2. In general I would like to improve/add support for single-entry-point-based static analysis tool. I thought that a facility to store reports at regular intervals (using some database etc.), will be a small (but useful) addition in this direction.

Yes, infrastructure for using the analyzer in a continuous integration setting would be a useful addition.

Currently, what I have implemented is the following:
1. compile the programs with a flag e.g., (clang++ --compile-and-analyze <path/to/report-dir> -c test.cpp). This stores all the report-*.html files in report-dir.
Also, I have created a post-processing program which does the following:
1. parse the report-*.html file and generate index.html. Ensure uniqueness of each report by comparing the sha1 keys (I’m using the linux system call to compute the sha1 keys for now).

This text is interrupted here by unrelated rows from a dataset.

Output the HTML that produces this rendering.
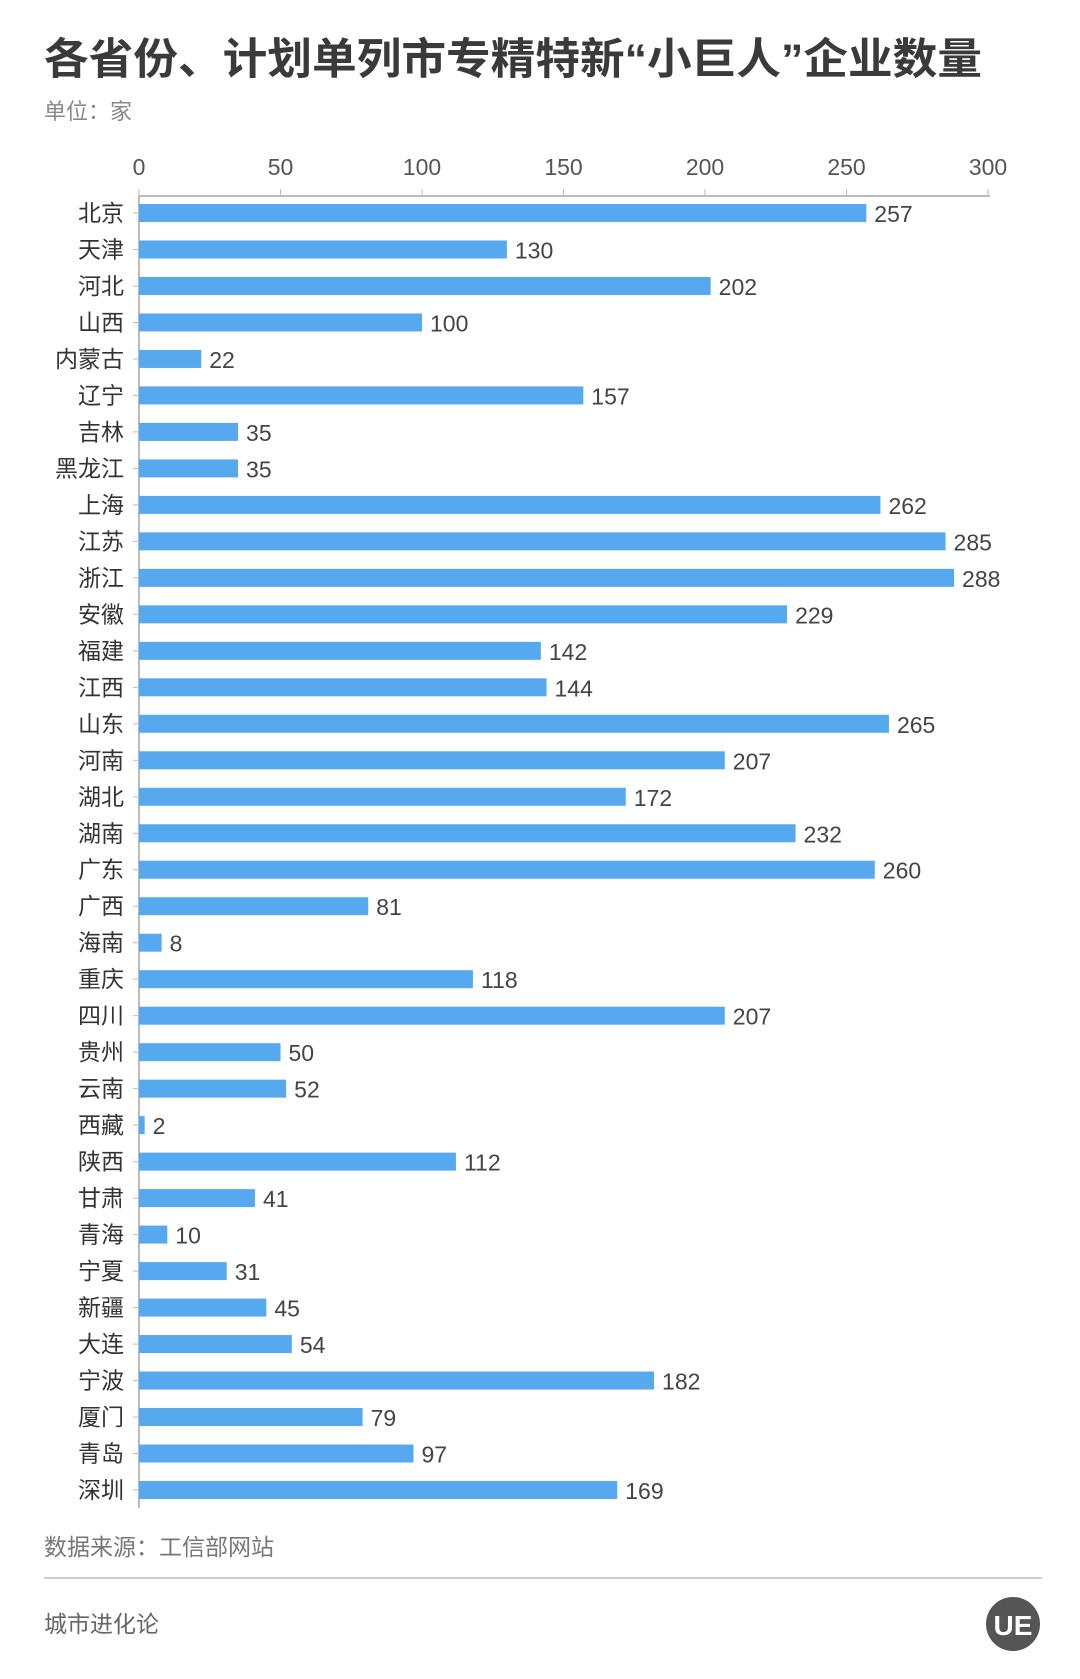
<!DOCTYPE html><html><head><meta charset="utf-8"><style>
body{margin:0;background:#fff;}
svg text{font-family:"Liberation Sans","Noto Sans CJK SC",sans-serif;}
</style></head><body>
<svg width="1080" height="1674" xmlns="http://www.w3.org/2000/svg">
<rect width="1080" height="1674" fill="#fff"/>
<text x="44" y="74" font-size="43" font-weight="bold" fill="#3a3a3a" textLength="938" lengthAdjust="spacingAndGlyphs">各省份、计划单列市专精特新“小巨人”企业数量</text>
<text x="44" y="119" font-size="22" fill="#888">单位：家</text>
<g id="c"></g>
<text x="44" y="1555" font-size="23" fill="#777">数据来源：工信部网站</text>
<line x1="44" y1="1578" x2="1042" y2="1578" stroke="#ccc" stroke-width="2"/>
<text x="44" y="1632" font-size="23" fill="#666">城市进化论</text>
<circle cx="1013" cy="1624" r="27" fill="#555"/>
<text x="1013" y="1635" font-size="28" font-weight="bold" fill="#fff" text-anchor="middle">UE</text>
</svg>
<script>
const d=[["北京",257],["天津",130],["河北",202],["山西",100],["内蒙古",22],["辽宁",157],["吉林",35],["黑龙江",35],["上海",262],["江苏",285],["浙江",288],["安徽",229],["福建",142],["江西",144],["山东",265],["河南",207],["湖北",172],["湖南",232],["广东",260],["广西",81],["海南",8],["重庆",118],["四川",207],["贵州",50],["云南",52],["西藏",2],["陕西",112],["甘肃",41],["青海",10],["宁夏",31],["新疆",45],["大连",54],["宁波",182],["厦门",79],["青岛",97],["深圳",169]];
const x0=139,k=(988-139)/300,y0=213,st=(1490-213)/35;
let s='';
for(let v=0;v<=300;v+=50){const x=x0+v*k;s+=`<text x="${x}" y="175" font-size="23" fill="#555" text-anchor="middle">${v}</text><line x1="${x}" y1="189" x2="${x}" y2="196" stroke="#bbb"/>`;}
s+=`<line x1="${x0}" y1="196" x2="990" y2="196" stroke="#bbb" stroke-width="2"/><line x1="${x0}" y1="196" x2="${x0}" y2="1508" stroke="#bbb" stroke-width="2"/>`;
d.forEach((r,i)=>{const y=y0+i*st,w=r[1]*k;
s+=`<line x1="${x0-6}" y1="${y}" x2="${x0}" y2="${y}" stroke="#bbb"/><text x="${x0-15}" y="${y+8}" font-size="23" fill="#333" text-anchor="end">${r[0]}</text><rect x="${x0}" y="${y-9}" width="${w}" height="18" fill="#56a9ee"/><text x="${x0+w+8}" y="${y+9}" font-size="23" fill="#444">${r[1]}</text>`;});
document.getElementById('c').innerHTML=s;
</script>
</body></html>
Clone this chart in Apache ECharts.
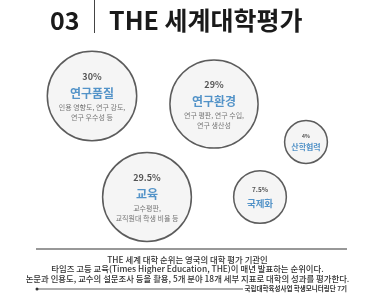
<!DOCTYPE html>
<html>
<head>
<meta charset="utf-8">
<script src="https://cdn.jsdelivr.net/npm/echarts@6/dist/echarts.min.js"></script>
<style>
  html, body { margin: 0; padding: 0; background: #fff; }
  #main { width: 375px; height: 302px; }
</style>
</head>
<body>
<div id="main"></div>
<script>
// THE ranking indicator areas and their weights (%)
const areas = ["연구품질", "연구환경", "산학협력", "교육", "국제화"];
const weights = [30, 29, 4, 29.5, 7.5];
const details = [
  ["인용 영향도, 연구 강도,", "연구 우수성 등"],
  ["연구 평판, 연구 수입,", "연구 생산성"],
  [],
  ["교수평판,", "교직원대 학생 비율 등"],
  []
];
// bubble layout position on a 375 x 302 layout scale
const bubbleX = [92, 214, 306, 147, 260];
const bubbleY = [96, 104, 142, 197, 197];

const noteLines = [
  "THE 세계 대학 순위는 영국의 대학 평가 기관인",
  "타임즈 고등 교육(Times Higher Education, THE)이 매년 발표하는 순위이다.",
  "논문과 인용도, 교수의 설문조사 등을 활용, 5개 분야 18개 세부 지표로 대학의 성과를 평가한다."
];
const credit = "국립대학육성사업 학생모니터링단 7기";

const FONT = "'Noto Sans CJK KR', 'Noto Sans', sans-serif";

function bubbleSize(w) {
  return 2 * (8 + 6.7 * Math.sqrt(w));
}

const data = areas.map(function (name, i) {
  const big = weights[i] >= 10;
  const tiny = weights[i] < 5;
  let txt = (big ? "{p|" : (tiny ? "{ps|" : "{pm|")) + weights[i] + "%}\n" +
    (big ? "{n|" : (tiny ? "{ns|" : "{nm|")) + name + "}";
  details[i].forEach(function (d) { txt += "\n{d|" + d + "}"; });
  return { name: name, value: [bubbleX[i], bubbleY[i], weights[i]], labelText: txt };
});

const chart = echarts.init(document.getElementById("main"), null, { renderer: "canvas" });

const noteStyle = { font: "500 8.4px " + FONT, fill: "#333", align: "center", verticalAlign: "middle" };

chart.setOption({
  backgroundColor: "#ffffff",
  animation: false,
  grid: { left: 0, right: 0, top: 0, bottom: 0 },
  xAxis: { type: "value", min: 0, max: 375, show: false },
  yAxis: { type: "value", min: 0, max: 302, inverse: true, show: false },
  graphic: [
    { type: "text", x: 50, y: 20, style: { text: "03", font: "bold 25px " + FONT, fill: "#1a1a1a", verticalAlign: "middle" } },
    { type: "line", shape: { x1: 94.5, y1: 0, x2: 94.5, y2: 33 }, style: { stroke: "#444", lineWidth: 1 } },
    { type: "text", x: 109, y: 20, style: { text: "THE 세계대학평가", font: "bold 25px " + FONT, fill: "#1a1a1a", verticalAlign: "middle" } },
    { type: "line", shape: { x1: 36, y1: 249, x2: 347, y2: 249 }, style: { stroke: "#333", lineWidth: 1.2 } },
    { type: "text", x: 187.5, y: 259.5, style: Object.assign({ text: noteLines[0] }, noteStyle) },
    { type: "text", x: 187.5, y: 269, style: Object.assign({ text: noteLines[1] }, noteStyle) },
    { type: "text", x: 187.5, y: 278.5, style: Object.assign({ text: noteLines[2] }, noteStyle) },
    { type: "circle", shape: { cx: 37, cy: 289, r: 1.5 }, style: { fill: "#333" } },
    { type: "line", shape: { x1: 37, y1: 289, x2: 243, y2: 289 }, style: { stroke: "#333", lineWidth: 0.8 } },
    { type: "text", x: 347, y: 289, style: { text: credit, font: "bold 6.5px " + FONT, fill: "#333", align: "right", verticalAlign: "middle" } }
  ],
  series: [{
    type: "scatter",
    data: data,
    symbol: "circle",
    symbolSize: function (v) { return bubbleSize(v[2]); },
    itemStyle: {
      color: "#f2f2f2",
      borderColor: "#333333",
      borderWidth: 1.5
    },
    label: {
      show: true,
      position: "inside",
      formatter: function (p) { return p.data.labelText; },
      align: "center",
      fontFamily: FONT,
      rich: {
        p: { fontSize: 9, fontWeight: "bold", color: "#2b2b2b", lineHeight: 14, fontFamily: FONT },
        n: { fontSize: 12, fontWeight: "bold", color: "#2a7bbd", lineHeight: 18, fontFamily: FONT },
        d: { fontSize: 7, color: "#555", lineHeight: 10, fontFamily: FONT },
        pm: { fontSize: 6.5, fontWeight: "bold", color: "#2b2b2b", lineHeight: 12, fontFamily: FONT },
        nm: { fontSize: 9.5, fontWeight: "bold", color: "#2a7bbd", lineHeight: 14, fontFamily: FONT },
        ps: { fontSize: 5, fontWeight: "bold", color: "#2b2b2b", lineHeight: 10, fontFamily: FONT },
        ns: { fontSize: 8, fontWeight: "bold", color: "#2a7bbd", lineHeight: 12, fontFamily: FONT }
      }
    },
    emphasis: { disabled: true }
  }]
});

window.onresize = function () { chart.resize(); };
</script>
</body>
</html>
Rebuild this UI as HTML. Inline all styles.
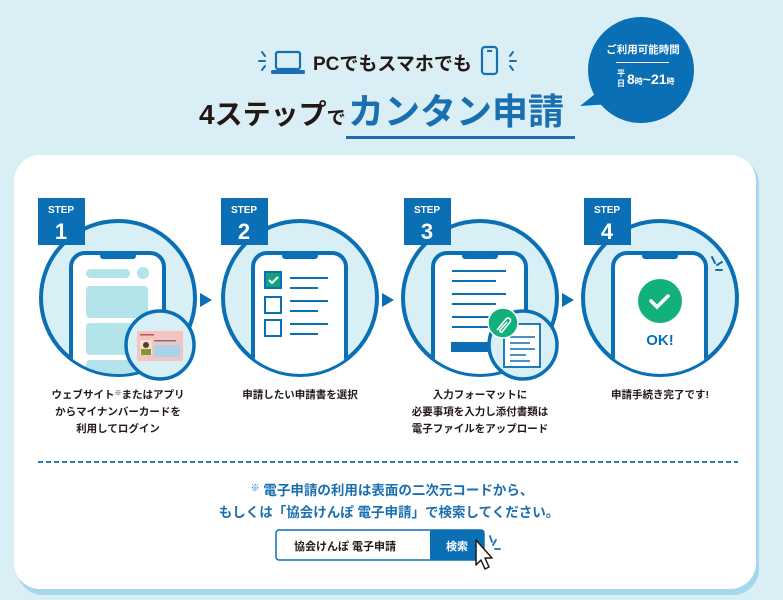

Uniqueing reports using sha1 of the html file is not robust. Consider what happens when someone adds a line of code to the file containing the report somewhere before the report location.
Yes, in that case the sha1 will change, but even scan-build follows the same approach. I’ll try to find an alternative solution. Thanks for pointing this out.

Scan build does not do build results comparison. This is why I've suggested the CmpRuns.py script, which does provide a better alternative to what you are doing.